*GOAL*.
Pull out the lines running from the one with "Clone this chart in matplotlib." to the one with "plt.rcParams['mathtext.it'] = 'Liberation", inclusive, word for word. Drop any picture.

Source code of charts
******

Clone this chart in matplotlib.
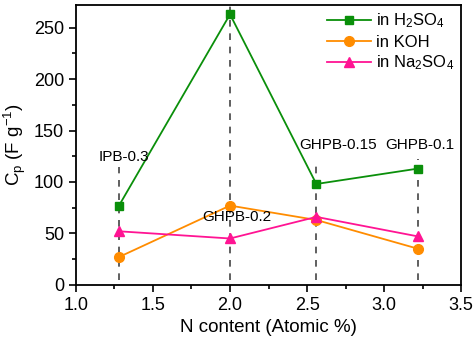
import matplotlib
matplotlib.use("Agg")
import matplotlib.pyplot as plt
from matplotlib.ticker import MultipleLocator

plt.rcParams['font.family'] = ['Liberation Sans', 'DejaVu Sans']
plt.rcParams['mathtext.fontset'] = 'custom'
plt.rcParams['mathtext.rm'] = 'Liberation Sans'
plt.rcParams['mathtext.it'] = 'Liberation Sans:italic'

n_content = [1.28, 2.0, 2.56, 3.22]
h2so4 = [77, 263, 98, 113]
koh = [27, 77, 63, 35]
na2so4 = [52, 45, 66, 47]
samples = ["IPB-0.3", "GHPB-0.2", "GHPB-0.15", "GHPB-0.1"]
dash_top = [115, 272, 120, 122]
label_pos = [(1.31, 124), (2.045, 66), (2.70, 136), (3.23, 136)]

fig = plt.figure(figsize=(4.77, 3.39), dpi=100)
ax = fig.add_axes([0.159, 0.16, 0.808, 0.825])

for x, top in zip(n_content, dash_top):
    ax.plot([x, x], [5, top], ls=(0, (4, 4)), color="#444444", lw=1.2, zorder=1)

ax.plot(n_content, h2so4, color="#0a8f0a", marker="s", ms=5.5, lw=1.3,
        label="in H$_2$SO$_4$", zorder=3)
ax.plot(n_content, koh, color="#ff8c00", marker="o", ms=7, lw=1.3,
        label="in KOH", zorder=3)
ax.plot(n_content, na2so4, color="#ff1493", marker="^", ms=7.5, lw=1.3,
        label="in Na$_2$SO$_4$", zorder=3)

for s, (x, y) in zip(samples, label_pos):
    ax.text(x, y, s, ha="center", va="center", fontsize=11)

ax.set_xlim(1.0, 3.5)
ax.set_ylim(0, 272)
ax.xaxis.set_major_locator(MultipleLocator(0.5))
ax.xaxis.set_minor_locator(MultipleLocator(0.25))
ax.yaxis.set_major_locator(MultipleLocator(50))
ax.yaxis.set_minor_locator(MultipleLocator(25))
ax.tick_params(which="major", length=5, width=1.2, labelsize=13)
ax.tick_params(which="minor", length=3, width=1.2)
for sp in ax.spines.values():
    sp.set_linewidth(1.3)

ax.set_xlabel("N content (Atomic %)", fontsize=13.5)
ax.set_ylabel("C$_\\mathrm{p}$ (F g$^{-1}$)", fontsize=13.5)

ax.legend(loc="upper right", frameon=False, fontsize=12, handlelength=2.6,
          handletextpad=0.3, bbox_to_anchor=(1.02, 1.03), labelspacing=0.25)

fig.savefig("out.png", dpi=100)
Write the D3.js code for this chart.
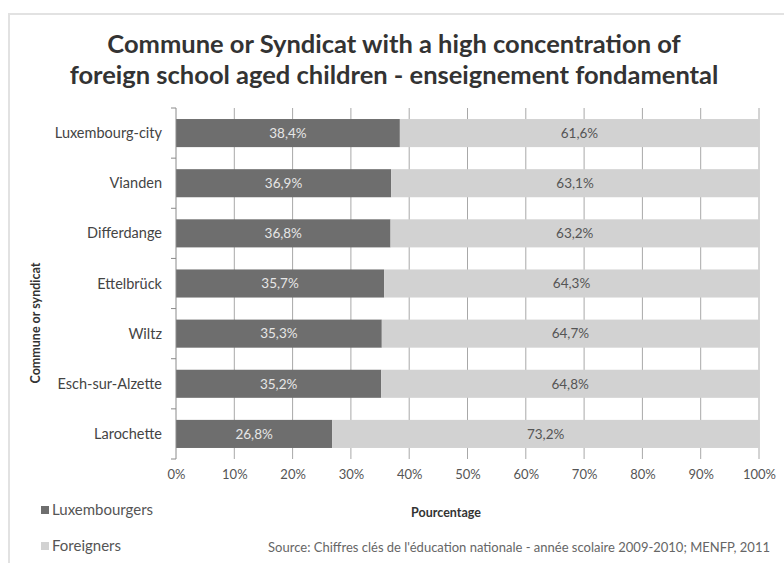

******

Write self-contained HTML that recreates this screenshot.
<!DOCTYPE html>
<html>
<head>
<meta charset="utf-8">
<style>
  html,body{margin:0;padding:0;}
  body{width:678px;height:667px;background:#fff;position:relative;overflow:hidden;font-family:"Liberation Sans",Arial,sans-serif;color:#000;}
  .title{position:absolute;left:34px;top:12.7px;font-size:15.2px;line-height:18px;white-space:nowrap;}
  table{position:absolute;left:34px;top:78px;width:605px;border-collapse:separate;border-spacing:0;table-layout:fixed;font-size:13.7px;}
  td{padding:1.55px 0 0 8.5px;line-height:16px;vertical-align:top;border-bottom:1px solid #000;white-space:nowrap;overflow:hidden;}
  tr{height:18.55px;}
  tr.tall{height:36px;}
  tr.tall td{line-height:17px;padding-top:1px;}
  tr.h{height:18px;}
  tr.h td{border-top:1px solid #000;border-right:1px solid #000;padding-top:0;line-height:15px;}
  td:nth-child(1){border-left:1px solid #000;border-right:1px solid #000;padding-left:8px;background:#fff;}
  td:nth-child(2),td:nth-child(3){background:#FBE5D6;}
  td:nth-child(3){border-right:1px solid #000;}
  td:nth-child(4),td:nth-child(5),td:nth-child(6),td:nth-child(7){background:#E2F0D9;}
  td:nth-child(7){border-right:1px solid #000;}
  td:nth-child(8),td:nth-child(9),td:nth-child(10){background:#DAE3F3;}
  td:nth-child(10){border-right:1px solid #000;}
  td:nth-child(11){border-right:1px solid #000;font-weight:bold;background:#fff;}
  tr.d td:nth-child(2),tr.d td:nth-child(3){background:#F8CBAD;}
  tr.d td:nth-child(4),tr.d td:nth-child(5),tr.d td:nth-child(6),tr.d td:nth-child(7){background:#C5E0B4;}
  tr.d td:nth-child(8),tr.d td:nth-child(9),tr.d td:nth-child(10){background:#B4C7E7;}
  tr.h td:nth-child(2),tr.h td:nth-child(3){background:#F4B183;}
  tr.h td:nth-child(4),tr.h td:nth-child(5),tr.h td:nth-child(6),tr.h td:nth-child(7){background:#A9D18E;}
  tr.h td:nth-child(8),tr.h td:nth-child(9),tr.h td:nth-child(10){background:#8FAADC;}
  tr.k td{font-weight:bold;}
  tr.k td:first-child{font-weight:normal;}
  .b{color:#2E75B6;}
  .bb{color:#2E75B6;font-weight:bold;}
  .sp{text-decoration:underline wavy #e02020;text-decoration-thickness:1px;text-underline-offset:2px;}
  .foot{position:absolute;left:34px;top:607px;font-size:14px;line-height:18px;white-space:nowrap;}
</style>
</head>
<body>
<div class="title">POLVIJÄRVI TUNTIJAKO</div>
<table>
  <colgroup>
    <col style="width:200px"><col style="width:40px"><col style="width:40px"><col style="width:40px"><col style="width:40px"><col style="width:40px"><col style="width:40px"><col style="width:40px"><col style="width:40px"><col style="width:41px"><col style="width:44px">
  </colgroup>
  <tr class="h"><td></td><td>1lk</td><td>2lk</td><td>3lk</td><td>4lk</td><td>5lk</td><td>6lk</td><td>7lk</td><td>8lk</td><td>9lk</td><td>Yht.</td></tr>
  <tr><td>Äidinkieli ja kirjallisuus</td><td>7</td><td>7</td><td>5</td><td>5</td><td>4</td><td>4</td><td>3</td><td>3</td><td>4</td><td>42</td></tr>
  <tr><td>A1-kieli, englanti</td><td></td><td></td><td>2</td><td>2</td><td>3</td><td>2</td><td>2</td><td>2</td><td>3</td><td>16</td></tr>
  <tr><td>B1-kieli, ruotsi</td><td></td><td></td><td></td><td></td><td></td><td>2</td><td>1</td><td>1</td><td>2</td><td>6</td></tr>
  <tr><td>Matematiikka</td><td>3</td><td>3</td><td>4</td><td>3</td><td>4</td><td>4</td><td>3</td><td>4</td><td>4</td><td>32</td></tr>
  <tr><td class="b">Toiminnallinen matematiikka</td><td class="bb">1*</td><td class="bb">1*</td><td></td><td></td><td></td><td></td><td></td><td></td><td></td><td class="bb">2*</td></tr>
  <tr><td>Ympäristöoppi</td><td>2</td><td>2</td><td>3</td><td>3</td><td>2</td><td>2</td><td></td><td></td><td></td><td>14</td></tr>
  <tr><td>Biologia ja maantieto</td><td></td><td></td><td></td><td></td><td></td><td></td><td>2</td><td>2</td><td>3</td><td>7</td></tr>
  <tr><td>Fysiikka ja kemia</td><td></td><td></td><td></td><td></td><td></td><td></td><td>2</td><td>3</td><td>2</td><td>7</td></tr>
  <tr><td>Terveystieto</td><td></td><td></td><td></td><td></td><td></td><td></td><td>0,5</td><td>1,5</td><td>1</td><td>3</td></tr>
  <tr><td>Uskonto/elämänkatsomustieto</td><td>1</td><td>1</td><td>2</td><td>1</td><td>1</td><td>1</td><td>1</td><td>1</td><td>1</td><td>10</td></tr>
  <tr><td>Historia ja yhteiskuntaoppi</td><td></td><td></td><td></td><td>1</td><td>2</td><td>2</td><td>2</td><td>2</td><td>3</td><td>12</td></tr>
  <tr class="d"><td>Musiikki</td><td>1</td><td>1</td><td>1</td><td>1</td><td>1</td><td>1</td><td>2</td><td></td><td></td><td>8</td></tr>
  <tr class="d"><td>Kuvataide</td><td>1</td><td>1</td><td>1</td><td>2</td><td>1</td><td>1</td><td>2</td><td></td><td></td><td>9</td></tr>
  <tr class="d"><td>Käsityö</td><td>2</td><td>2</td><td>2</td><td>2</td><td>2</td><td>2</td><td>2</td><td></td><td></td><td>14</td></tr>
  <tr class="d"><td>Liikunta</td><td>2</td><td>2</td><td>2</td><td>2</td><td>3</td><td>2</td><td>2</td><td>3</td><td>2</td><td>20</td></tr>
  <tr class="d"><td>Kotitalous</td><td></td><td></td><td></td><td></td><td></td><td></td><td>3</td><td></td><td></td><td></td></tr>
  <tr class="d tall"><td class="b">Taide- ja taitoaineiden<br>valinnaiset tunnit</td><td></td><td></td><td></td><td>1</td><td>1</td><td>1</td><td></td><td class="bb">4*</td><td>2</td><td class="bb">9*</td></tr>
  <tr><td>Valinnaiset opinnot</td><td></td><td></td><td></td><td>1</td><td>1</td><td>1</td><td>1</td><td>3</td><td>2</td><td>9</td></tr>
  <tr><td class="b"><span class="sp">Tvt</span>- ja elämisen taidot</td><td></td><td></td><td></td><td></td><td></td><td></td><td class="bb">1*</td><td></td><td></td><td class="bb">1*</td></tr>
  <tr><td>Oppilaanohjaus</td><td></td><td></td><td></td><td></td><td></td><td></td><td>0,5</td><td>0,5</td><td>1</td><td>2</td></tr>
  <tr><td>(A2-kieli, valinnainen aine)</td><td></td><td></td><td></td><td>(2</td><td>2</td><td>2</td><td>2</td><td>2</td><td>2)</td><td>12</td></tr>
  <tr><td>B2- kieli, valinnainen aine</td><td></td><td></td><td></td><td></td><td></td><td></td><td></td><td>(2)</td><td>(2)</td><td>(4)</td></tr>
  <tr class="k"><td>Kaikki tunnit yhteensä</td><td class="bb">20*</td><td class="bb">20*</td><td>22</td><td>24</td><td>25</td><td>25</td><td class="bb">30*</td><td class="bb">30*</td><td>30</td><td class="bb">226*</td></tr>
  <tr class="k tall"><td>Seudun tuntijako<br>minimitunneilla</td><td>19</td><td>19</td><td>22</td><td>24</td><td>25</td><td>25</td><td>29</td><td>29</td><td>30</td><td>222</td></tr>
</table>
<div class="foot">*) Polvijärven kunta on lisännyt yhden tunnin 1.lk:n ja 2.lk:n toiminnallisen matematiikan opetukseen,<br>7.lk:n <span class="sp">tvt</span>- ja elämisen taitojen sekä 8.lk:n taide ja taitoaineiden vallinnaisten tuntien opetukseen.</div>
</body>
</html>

******

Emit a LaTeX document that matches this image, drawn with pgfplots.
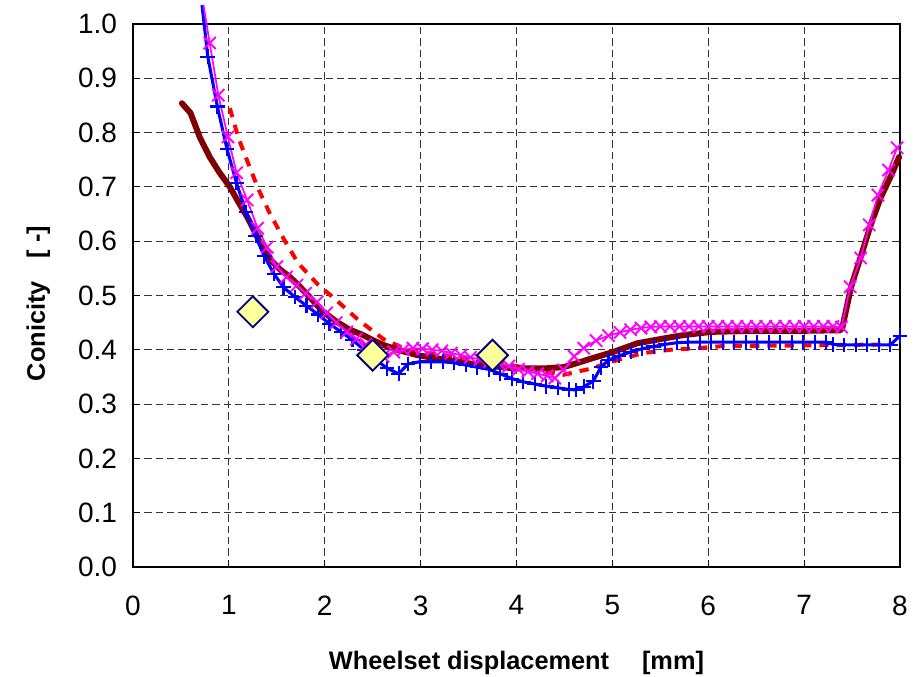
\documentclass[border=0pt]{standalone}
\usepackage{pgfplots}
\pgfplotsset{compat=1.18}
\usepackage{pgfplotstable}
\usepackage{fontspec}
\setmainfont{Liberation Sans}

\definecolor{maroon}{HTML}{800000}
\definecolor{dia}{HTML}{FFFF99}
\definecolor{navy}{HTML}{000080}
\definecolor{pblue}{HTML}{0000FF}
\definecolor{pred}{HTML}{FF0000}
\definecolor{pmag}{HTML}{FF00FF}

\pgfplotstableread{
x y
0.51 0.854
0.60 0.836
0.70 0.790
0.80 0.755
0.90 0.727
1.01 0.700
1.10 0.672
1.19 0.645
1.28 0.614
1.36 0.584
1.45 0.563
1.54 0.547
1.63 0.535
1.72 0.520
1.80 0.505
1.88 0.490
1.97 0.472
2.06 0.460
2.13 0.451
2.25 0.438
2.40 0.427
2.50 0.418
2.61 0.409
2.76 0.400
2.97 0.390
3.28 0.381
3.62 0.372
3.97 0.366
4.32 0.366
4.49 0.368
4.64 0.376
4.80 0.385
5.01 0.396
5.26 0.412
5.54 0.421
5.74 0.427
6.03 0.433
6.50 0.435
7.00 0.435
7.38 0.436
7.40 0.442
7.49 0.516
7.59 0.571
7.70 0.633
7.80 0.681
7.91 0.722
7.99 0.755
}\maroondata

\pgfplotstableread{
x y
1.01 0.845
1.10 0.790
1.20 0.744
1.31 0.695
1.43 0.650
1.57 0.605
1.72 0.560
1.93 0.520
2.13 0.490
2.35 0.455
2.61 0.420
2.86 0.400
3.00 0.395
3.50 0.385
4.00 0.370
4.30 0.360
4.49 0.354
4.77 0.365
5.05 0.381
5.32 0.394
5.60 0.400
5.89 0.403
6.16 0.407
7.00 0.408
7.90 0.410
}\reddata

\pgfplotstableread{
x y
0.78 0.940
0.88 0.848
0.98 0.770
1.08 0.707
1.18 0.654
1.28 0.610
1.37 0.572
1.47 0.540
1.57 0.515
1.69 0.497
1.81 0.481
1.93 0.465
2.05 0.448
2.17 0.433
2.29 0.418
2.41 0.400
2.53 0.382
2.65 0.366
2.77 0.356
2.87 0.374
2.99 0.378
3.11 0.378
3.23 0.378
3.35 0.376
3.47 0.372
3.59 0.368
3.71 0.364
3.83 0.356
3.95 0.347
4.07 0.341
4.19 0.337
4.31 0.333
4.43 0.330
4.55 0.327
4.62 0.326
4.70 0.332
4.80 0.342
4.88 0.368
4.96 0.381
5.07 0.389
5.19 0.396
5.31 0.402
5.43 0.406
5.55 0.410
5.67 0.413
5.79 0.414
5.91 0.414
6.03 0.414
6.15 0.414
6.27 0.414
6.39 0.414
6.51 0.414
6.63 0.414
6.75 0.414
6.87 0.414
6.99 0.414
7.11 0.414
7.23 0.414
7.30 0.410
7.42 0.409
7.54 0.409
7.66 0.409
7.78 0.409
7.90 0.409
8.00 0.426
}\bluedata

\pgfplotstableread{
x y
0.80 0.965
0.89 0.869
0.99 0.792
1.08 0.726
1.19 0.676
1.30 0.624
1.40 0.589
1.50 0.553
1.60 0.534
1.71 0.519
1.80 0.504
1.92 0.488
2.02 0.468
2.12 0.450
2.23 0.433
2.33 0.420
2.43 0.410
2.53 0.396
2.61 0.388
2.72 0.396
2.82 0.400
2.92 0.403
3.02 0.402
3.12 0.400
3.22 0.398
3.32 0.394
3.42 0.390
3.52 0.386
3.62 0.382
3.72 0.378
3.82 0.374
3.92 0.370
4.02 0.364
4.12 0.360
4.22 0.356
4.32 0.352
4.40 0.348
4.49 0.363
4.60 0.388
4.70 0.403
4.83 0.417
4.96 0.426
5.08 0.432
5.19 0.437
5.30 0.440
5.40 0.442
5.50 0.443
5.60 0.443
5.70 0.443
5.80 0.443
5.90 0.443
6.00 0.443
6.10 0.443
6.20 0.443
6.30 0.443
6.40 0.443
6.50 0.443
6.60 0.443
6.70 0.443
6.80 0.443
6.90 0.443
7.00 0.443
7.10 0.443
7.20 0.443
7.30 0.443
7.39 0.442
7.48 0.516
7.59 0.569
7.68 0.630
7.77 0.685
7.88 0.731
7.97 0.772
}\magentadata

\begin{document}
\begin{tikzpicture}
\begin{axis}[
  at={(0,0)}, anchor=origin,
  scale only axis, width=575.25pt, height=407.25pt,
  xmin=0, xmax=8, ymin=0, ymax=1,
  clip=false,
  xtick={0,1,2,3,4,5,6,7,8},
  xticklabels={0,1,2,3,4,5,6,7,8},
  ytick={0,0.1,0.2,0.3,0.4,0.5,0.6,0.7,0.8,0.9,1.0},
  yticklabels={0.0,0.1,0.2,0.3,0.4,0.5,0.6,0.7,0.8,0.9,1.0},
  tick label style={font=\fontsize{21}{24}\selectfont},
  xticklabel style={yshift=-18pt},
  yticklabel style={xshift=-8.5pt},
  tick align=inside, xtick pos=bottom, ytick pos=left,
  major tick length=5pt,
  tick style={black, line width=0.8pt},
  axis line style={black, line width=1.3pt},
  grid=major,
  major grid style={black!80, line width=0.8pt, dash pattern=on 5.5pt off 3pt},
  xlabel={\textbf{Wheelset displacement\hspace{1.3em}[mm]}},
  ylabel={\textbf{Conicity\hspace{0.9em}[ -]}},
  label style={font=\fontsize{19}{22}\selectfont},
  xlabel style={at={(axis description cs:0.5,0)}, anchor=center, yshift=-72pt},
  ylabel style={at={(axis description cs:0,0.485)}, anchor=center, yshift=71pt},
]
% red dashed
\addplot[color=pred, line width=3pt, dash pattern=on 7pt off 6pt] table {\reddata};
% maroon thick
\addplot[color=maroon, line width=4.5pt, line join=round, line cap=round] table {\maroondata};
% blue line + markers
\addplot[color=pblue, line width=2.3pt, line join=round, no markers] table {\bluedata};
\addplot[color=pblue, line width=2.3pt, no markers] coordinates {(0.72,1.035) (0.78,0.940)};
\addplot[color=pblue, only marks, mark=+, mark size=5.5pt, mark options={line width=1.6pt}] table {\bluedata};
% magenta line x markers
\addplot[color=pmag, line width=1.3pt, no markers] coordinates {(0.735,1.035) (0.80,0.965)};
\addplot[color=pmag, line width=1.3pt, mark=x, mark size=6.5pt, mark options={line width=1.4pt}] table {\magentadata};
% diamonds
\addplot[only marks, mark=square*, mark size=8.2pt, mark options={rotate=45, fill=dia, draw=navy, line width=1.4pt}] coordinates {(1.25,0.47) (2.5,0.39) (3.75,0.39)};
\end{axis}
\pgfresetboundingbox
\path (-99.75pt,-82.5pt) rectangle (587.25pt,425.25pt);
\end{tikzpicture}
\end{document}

******

*THE RESPONSE*.
Clone this chart in matplotlib.
import matplotlib
matplotlib.use("Agg")
import matplotlib.pyplot as plt
from matplotlib.ticker import MultipleLocator

plt.rcParams['font.family'] = ['Liberation Sans', 'DejaVu Sans']
plt.rcParams['mathtext.fontset'] = 'custom'
plt.rcParams['mathtext.rm'] = 'Liberation Sans'
plt.rcParams['mathtext.it'] = 'Liberation Sans:italic'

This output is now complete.